There is currently a monopoly in electronic prescriptions in the US. Surescripts runs the only network that connects electronic health records to pharmacies. (over 99% of electronic prescriptions are sent using them) They dictate that you must have a contract with an approved commercial prescription drug database vendor.
I want the industry to come together and make an open source drug database so that it can become the world standard. This way a lot of legacy businesses will no longer have a reason to exist and charge exorbitant licensing fees.
I am still having trouble understanding the specific problem you want solved, and what an additional open drug database would add that DrugBank lacks but that is required to accomplish your solution.

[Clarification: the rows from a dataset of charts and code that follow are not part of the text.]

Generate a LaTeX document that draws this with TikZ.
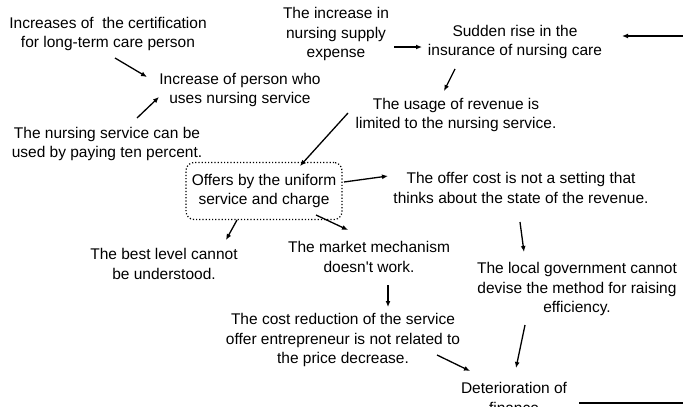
\documentclass[tikz,border=0pt]{standalone}
\usepackage{fontspec}
\setmainfont{Liberation Sans}
\usetikzlibrary{arrows.meta}

\begin{document}
\begin{tikzpicture}[x=1pt,y=-1pt]
  \tikzstyle{cause}=[align=center,inner sep=2pt,font=\fontsize{15.5}{19.5}\selectfont]
  \tikzstyle{uniformbox}=[cause,draw=black,dotted,line width=1.2pt,rounded corners=8pt,minimum width=156pt,minimum height=57pt]
  \tikzstyle{edge}=[-{Latex[length=6pt,width=5pt]},line width=1.3pt]
  \useasboundingbox[fill=white] (0,0) rectangle (683,407);

  \node[cause] (cert) at (108,34) {Increases of\ \ the certification\\for long-term care person};
  \node[cause] (user) at (240,90) {Increase of person who\\uses nursing service};
  \node[cause] (ten) at (107,144) {The nursing service can be\\used by paying ten percent.};

  \node[cause] (supply) at (336,34) {The increase in\\nursing supply\\expense};
  \node[cause] (rise) at (515,42) {Sudden rise in the\\insurance of nursing care};
  \node[cause] (limit) at (456,115) {The usage of revenue is\\limited to the nursing service.};

  \node[uniformbox] (uniform) at (264,191) {Offers by the uniform\\service and charge};
  \node[cause] (offer) at (521,188) {The offer cost is not a setting that\\thinks about the state of the revenue.};

  \node[cause] (best) at (164,264) {The best level cannot\\be understood.};
  \node[cause] (market) at (369,257) {The market mechanism\\doesn\textquotesingle t work.};
  \node[cause] (local) at (577,289) {The local government cannot\\devise the method for raising\\efficiency.};
  \node[cause] (cost) at (343,340) {The cost reduction of the service\\offer entrepreneur is not related to\\the price decrease.};

  % finance
  \node[cause] (det) at (514,398) {Deterioration of\\finance};
  \coordinate (loopin) at (683,36);
  \coordinate (loopout) at (683,403);

  % edges
  \draw[edge] ([shift={(7,24)}]cert.center) -- ([shift={(-93,-13)}]user.center);
  \draw[edge] ([shift={(30,-26)}]ten.center) -- ([shift={(-81,7)}]user.center);
  \draw[edge] ([shift={(58,13)}]supply.center) -- ([shift={(-93,5)}]rise.center);
  \draw[edge] ([shift={(-60,27)}]rise.center) -- ([shift={(-12,-24)}]limit.center);
  \draw[edge] ([shift={(-108,-2)}]limit.center) -- ([shift={(36,-25)}]uniform.center);
  \draw[edge] ([shift={(80,-9)}]uniform.center) -- ([shift={(-133,-12)}]offer.center);
  \draw[edge] ([shift={(-27,29)}]uniform.center) -- ([shift={(62,-24)}]best.center);
  \draw[edge] ([shift={(52,24)}]uniform.center) -- ([shift={(-21,-27)}]market.center);
  \draw[edge] ([shift={(-1,34)}]offer.center) -- ([shift={(-53,-37)}]local.center);
  \draw[edge] ([shift={(19,28)}]market.center) -- ([shift={(45,-33)}]cost.center);
  \draw[edge] ([shift={(94,15)}]cost.center) -- ([shift={(-44,-27)}]det.center);
  \draw[edge] ([shift={(-52,36)}]local.center) -- ([shift={(2,-30)}]det.center);
  \draw[edge] (loopin) -- ([shift={(107,-6)}]rise.center);
  \draw[line width=1.3pt] ([shift={(65,5)}]det.center) -- (loopout);

\end{tikzpicture}
\end{document}
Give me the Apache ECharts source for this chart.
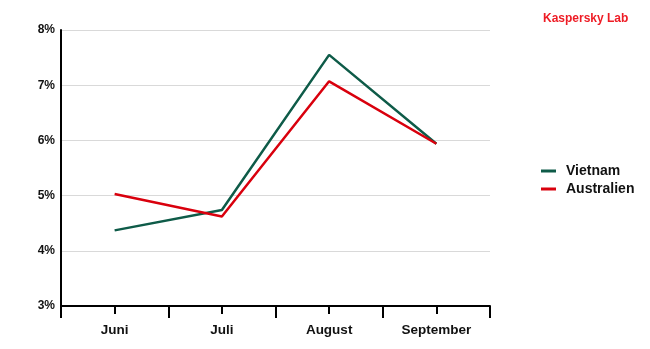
<!DOCTYPE html>
<html>
<head>
<meta charset="utf-8">
<script src="https://cdn.jsdelivr.net/npm/echarts@6/dist/echarts.min.js"></script>
<style>
  html, body { margin: 0; padding: 0; background: #fff; }
  #chart { width: 650px; height: 349px; }
</style>
</head>
<body>
<div id="chart"></div>
<script>
// Monthly shares (%) per country
const months = ['Juni', 'Juli', 'August', 'September'];
const vietnam = [4.37, 4.74, 7.55, 5.94];
const australien = [5.03, 4.62, 7.07, 5.94];

const FONT = '"Liberation Sans", Arial, sans-serif';
const chart = echarts.init(document.getElementById('chart'));

chart.setOption({
  animation: false,
  title: {
    text: 'Kaspersky Lab',
    left: 538, top: 8,
    textStyle: { color: '#ee1c25', fontSize: 12, fontWeight: 'bold', fontFamily: FONT }
  },
  legend: {
    orient: 'vertical',
    left: 536, top: 159,
    itemWidth: 15, itemHeight: 3, itemGap: 4,
    icon: 'rect',
    textStyle: { color: '#111', fontSize: 14, fontWeight: 'bold', fontFamily: FONT, padding: [0, 0, 0, 5] },
    data: ['Vietnam', 'Australien']
  },
  grid: { left: 61, right: 160, top: 30, bottom: 43 },
  xAxis: [
    {
      type: 'category',
      data: months,
      boundaryGap: true,
      axisLine: { lineStyle: { color: '#000', width: 2 } },
      axisTick: { show: true, alignWithLabel: false, length: 12, lineStyle: { color: '#000', width: 2 } },
      axisLabel: { margin: 17, color: '#111', fontSize: 13.5, fontWeight: 'bold', fontFamily: FONT },
      splitLine: { show: false }
    },
    {
      type: 'category',
      data: months,
      position: 'bottom',
      boundaryGap: true,
      axisLine: { show: false },
      axisTick: { show: true, alignWithLabel: true, length: 8, lineStyle: { color: '#000', width: 2 } },
      axisLabel: { show: false },
      splitLine: { show: false }
    }
  ],
  yAxis: {
    type: 'value',
    min: 3, max: 8, interval: 1,
    axisLine: { show: true, lineStyle: { color: '#000', width: 2 } },
    axisTick: { show: false },
    axisLabel: { formatter: '{value}%', margin: 6, color: '#111', fontSize: 12, fontWeight: 'bold', fontFamily: FONT },
    splitLine: { lineStyle: { color: '#d9d9d9', width: 1 } }
  },
  series: [
    {
      name: 'Vietnam', type: 'line', data: vietnam,
      symbol: 'none', color: '#0e5b48',
      lineStyle: { width: 2.5, color: '#0e5b48' }
    },
    {
      name: 'Australien', type: 'line', data: australien,
      symbol: 'none', color: '#d9000d',
      lineStyle: { width: 2.5, color: '#d9000d' }
    }
  ]
});
</script>
</body>
</html>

It seems like your frustration is mostly with the Surescripts monopoly on electronic prescribing. You say that they dictate an approved commercial vendor. This is a very different problem, and would have very different solutions, than the problem We don't have any open source drug interaction database, which is where this thread started.
The difference is quality. The existing open source solutions are frankly not good enough. Industry should come together to sponsor an open version that matches the quality of vendors which will become the canonical source of truth for the world.
What's the monetary benefit to the industry in doing that?
The open source solutions aren't good because validating and fixing this data is very time consuming (read: expensive) and carried legal liability (read: expensive). Open source tends to not be good at requiring many people to do tedious things (see: most open source documentation). Companies could pay people to do it but then you've recreated a commercial vendor except competitors who don't pay get a benefit. Companies tend to open source things which are not direct competitive advantages for others in the same industry while this would be exactly that.
The commercial databases aren't great either, the information sure scripts has doesn't match first databank for example in many cases. it's not wrong just formatted slightly different so it's hard to compare against.
Ah, thank you for clarifying.
What are the issues with currently available open drug information resources compared to commercial ones? I can imagine they might have information about fewer drugs, or less up-to-date information, or not enough of some kinds of information, etc.